Even throughout the reissues – and there have been a fair few… split 12in on vinyl, deluxe CDs, compilations galore, as record label Silvertone tried to re-gain its lost investment – the original album still sounded weak.
Mercifully, Sony, which now owns Zomba/Silvertone, has taken pity on us and brought in John Leckie and Ian Brown on remastering purposes prior to a re-release of said original album, and a whole host of other goodies.
Bringing in the writer of the songs isn’t always a good thing, witness Lou Reed’s decimation of the Velvet Underground back catalogue in the 1990s, but Brown and Leckie have accomplished the impossible and finally the Roses have developed sonic might.
Leaving aside the extras (I’ll go into them in a minute), the album has to be heard to be believed. Songs such as Waterfall with its Gretsch-fuelled arpeggios, and Sugar Spun Sister bound out of the speakers at you.
More after the break
John Squire’s coltish guitar never sounded so capable and Brown’s voice, amazingly, never sounded so sweet. Every production subtlety that had been steamrollered over before is now on view; from delicate use of echo on vocals, to the neat background percussion that had been tucked away in the mix.
But importantly, this album now has life, punch and verve, and the crisp sound that we now get is what we should have had 20 years ago. So, and yes I have to say this, is there a downside? Purists may hate the ‘new’ I Am The Resurrection , always the Roses flagship song, following a remix that’s put the emphasis on the propulsive drums and forced some of the fluid guitar work backwards. The jury’s out with me on this one, but if there is a weak point – that’s it.
And now, the extras – there have to be some (naturally), and it looks like they’ve been given the same treatment as the album. Disc two has the Silvertone singles, and songs such as Elephant Stone, Standing Here and Mersey Paradise are still vital here and now, and the sublime Where Angels Play still sends shivers down my spine God knows how many times after first hearing it.
Chances are though, if you’re fan you’ve already got all of these on every format available so there’s no surprises there. The joker in the pack here is disc three – the Lost Demos. Now, demos are mainly hit and miss in most cases, but always provide a sketch of the finished product, and it’s mainly interesting hearing a work in progress.
For some reason the Roses demos have never appeared on bootleg and despite many of the songs appearing on such vinyl rarities as On The Sixth Day God Created Manchester…On The Seventh the Lord Created The Stone Roses, these are versions I’ve never heard before.

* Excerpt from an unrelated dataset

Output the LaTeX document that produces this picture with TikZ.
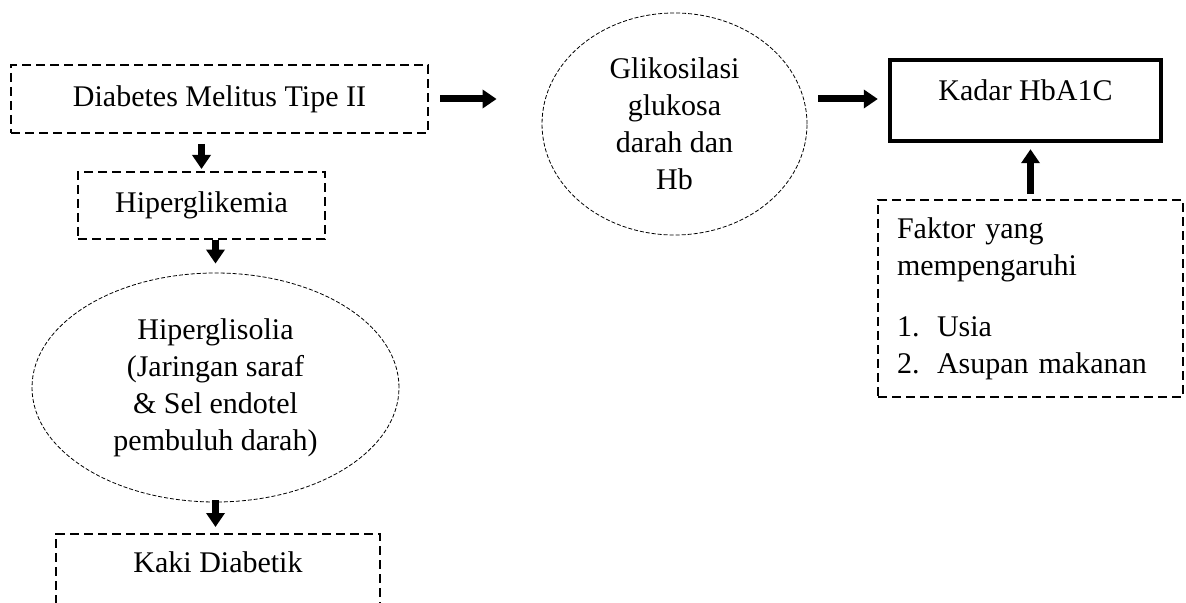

As a final nudge towards your wallet you even get an unreleased track, Pearl B*****d, which sounds rather like All Across The Sands (a single B-side from 1987), explaining why it was probably dropped in the first place.
The fact of the matter is that ‘Roses purists are going to want those demos and more than likely shell out for them – if you’ve got everything since 1985’s So Young/Tell Me why stop now?

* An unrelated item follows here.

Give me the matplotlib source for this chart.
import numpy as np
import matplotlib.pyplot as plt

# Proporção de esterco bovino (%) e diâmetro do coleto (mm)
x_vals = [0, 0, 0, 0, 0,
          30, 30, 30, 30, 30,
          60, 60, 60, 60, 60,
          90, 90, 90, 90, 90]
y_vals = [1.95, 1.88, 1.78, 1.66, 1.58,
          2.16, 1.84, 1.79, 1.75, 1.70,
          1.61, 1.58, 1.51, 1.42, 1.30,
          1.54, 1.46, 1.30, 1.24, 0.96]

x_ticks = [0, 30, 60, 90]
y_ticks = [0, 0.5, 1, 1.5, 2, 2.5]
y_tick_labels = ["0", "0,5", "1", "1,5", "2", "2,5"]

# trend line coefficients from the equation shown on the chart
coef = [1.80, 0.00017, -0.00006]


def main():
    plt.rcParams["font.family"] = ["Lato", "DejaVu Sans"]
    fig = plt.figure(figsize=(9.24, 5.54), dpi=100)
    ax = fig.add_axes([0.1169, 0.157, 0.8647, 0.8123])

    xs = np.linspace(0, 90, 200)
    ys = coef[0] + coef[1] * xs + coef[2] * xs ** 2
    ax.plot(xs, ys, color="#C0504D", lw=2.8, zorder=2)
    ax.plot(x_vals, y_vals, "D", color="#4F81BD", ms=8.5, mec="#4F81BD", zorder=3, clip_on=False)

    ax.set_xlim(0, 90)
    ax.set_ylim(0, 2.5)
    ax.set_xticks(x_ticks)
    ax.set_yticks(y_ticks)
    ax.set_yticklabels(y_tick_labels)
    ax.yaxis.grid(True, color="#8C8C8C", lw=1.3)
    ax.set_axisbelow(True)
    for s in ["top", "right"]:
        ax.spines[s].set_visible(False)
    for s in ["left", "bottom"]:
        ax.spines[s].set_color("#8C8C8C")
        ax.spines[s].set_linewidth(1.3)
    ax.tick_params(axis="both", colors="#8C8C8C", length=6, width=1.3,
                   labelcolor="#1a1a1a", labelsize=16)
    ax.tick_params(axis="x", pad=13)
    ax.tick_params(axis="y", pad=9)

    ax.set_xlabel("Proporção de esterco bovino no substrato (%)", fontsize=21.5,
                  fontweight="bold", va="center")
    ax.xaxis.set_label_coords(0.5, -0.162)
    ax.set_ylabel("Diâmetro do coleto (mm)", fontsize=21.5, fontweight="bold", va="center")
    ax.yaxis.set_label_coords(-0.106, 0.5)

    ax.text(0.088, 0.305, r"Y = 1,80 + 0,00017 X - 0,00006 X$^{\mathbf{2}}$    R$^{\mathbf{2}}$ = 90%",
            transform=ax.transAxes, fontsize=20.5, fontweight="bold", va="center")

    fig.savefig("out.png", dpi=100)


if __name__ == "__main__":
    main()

Tacked onto all of this – and depending which edition you buy – you also get Squire’s Pollock inspired artwork, the Blackpool Empress Ballroom gig DVD, a book, USB in the shape of a lemon with various goodies and a nifty box. Phew.
These extras are all delightful but they’re the icing on the cake to the album, and, really, that’s what you should be aiming for – even if you get the cheapy, cheapy issue. Get the CD, put it on and just enjoy it – remember why you like the Roses, and goggle at the host of other, paler bands who stepped in to try and fill the gap when the original was this good.
When I was 15 I thought the Stone Roses walked on water, forget everything else. I even – sadly – wrote the words to Waterfall on my DM’s in Tippex among various other bits of graffiti, and posed with my (then) girlfriend underneath the last piece of original ‘Stone Roses’ graffiti (from 1984 fact fans) in Manchester.
As time went on I started listening to other things and now my musical taste is pretty diverse – Basil Kirchin to Graham Nash, and a whole lot of oddities in between. But nothing will ever come close to the buzz I get from this album – I’d forgotten that, and shame on me. The remastered Stone Roses is out on Silvertone/Sony BMG on August 10.